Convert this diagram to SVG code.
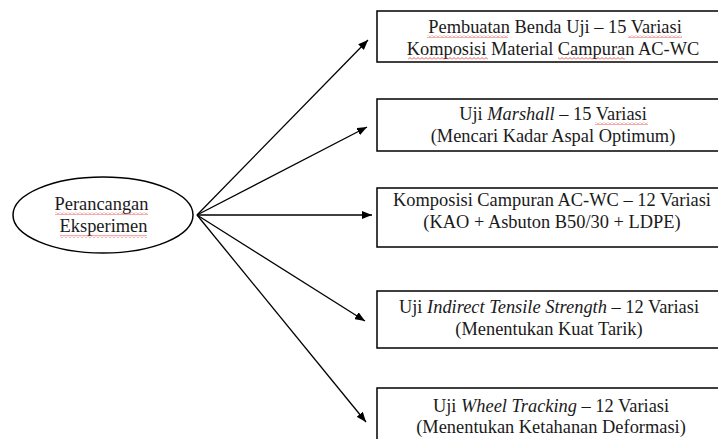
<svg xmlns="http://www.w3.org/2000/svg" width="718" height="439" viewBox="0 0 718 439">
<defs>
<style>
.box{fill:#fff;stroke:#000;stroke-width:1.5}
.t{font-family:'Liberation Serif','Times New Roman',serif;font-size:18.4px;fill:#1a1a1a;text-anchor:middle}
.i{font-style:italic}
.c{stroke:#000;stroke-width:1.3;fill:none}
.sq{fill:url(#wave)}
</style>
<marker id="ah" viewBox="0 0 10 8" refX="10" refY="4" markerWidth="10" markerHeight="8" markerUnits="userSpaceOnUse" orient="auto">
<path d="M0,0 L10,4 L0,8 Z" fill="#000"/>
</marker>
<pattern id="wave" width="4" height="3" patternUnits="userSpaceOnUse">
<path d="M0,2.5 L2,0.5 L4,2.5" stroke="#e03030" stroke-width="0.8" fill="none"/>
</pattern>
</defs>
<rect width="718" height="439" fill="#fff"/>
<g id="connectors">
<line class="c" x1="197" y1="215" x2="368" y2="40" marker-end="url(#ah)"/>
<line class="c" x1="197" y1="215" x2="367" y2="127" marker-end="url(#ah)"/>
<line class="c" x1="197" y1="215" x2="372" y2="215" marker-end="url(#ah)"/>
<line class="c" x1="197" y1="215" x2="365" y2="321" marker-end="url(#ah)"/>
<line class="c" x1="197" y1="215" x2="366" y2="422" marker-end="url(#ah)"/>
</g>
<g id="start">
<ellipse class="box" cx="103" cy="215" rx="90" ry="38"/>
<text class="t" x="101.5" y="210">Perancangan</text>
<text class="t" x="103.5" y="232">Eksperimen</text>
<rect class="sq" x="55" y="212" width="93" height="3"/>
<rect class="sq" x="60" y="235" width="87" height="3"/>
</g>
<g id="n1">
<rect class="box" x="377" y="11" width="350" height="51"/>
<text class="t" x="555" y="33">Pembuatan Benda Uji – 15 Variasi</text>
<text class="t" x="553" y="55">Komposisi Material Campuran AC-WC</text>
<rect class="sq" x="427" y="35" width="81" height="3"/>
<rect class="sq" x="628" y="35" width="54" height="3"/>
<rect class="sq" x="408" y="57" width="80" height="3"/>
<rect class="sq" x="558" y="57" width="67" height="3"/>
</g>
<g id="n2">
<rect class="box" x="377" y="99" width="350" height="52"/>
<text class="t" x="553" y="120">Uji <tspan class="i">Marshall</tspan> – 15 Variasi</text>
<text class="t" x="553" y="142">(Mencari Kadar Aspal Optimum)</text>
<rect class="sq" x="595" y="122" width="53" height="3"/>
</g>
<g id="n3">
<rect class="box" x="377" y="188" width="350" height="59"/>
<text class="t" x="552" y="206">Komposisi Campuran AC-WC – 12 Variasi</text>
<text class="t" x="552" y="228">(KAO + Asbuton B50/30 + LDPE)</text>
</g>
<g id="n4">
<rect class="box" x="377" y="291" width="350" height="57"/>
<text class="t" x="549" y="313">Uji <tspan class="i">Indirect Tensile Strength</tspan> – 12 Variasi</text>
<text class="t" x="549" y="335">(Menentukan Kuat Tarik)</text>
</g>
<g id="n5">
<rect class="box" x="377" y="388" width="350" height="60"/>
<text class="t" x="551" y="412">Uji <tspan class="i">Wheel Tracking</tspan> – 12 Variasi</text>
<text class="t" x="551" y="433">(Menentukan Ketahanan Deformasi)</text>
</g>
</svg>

══════════════════════════════

Your objective
Without including any pictures, print all of the material exactly as given.

Final result
Convert this diagram to SVG code.
<svg xmlns="http://www.w3.org/2000/svg" width="718" height="439" viewBox="0 0 718 439">
<defs>
<style>
.box{fill:#fff;stroke:#000;stroke-width:1.5}
.t{font-family:'Liberation Serif','Times New Roman',serif;font-size:18.4px;fill:#1a1a1a;text-anchor:middle}
.i{font-style:italic}
.c{stroke:#000;stroke-width:1.3;fill:none}
.sq{fill:url(#wave)}
</style>
<marker id="ah" viewBox="0 0 10 8" refX="10" refY="4" markerWidth="10" markerHeight="8" markerUnits="userSpaceOnUse" orient="auto">
<path d="M0,0 L10,4 L0,8 Z" fill="#000"/>
</marker>
<pattern id="wave" width="4" height="3" patternUnits="userSpaceOnUse">
<path d="M0,2.5 L2,0.5 L4,2.5" stroke="#e03030" stroke-width="0.8" fill="none"/>
</pattern>
</defs>
<rect width="718" height="439" fill="#fff"/>
<g id="connectors">
<line class="c" x1="197" y1="215" x2="368" y2="40" marker-end="url(#ah)"/>
<line class="c" x1="197" y1="215" x2="367" y2="127" marker-end="url(#ah)"/>
<line class="c" x1="197" y1="215" x2="372" y2="215" marker-end="url(#ah)"/>
<line class="c" x1="197" y1="215" x2="365" y2="321" marker-end="url(#ah)"/>
<line class="c" x1="197" y1="215" x2="366" y2="422" marker-end="url(#ah)"/>
</g>
<g id="start">
<ellipse class="box" cx="103" cy="215" rx="90" ry="38"/>
<text class="t" x="101.5" y="210">Perancangan</text>
<text class="t" x="103.5" y="232">Eksperimen</text>
<rect class="sq" x="55" y="212" width="93" height="3"/>
<rect class="sq" x="60" y="235" width="87" height="3"/>
</g>
<g id="n1">
<rect class="box" x="377" y="11" width="350" height="51"/>
<text class="t" x="555" y="33">Pembuatan Benda Uji – 15 Variasi</text>
<text class="t" x="553" y="55">Komposisi Material Campuran AC-WC</text>
<rect class="sq" x="427" y="35" width="81" height="3"/>
<rect class="sq" x="628" y="35" width="54" height="3"/>
<rect class="sq" x="408" y="57" width="80" height="3"/>
<rect class="sq" x="558" y="57" width="67" height="3"/>
</g>
<g id="n2">
<rect class="box" x="377" y="99" width="350" height="52"/>
<text class="t" x="553" y="120">Uji <tspan class="i">Marshall</tspan> – 15 Variasi</text>
<text class="t" x="553" y="142">(Mencari Kadar Aspal Optimum)</text>
<rect class="sq" x="595" y="122" width="53" height="3"/>
</g>
<g id="n3">
<rect class="box" x="377" y="188" width="350" height="59"/>
<text class="t" x="552" y="206">Komposisi Campuran AC-WC – 12 Variasi</text>
<text class="t" x="552" y="228">(KAO + Asbuton B50/30 + LDPE)</text>
</g>
<g id="n4">
<rect class="box" x="377" y="291" width="350" height="57"/>
<text class="t" x="549" y="313">Uji <tspan class="i">Indirect Tensile Strength</tspan> – 12 Variasi</text>
<text class="t" x="549" y="335">(Menentukan Kuat Tarik)</text>
</g>
<g id="n5">
<rect class="box" x="377" y="388" width="350" height="60"/>
<text class="t" x="551" y="412">Uji <tspan class="i">Wheel Tracking</tspan> – 12 Variasi</text>
<text class="t" x="551" y="433">(Menentukan Ketahanan Deformasi)</text>
</g>
</svg>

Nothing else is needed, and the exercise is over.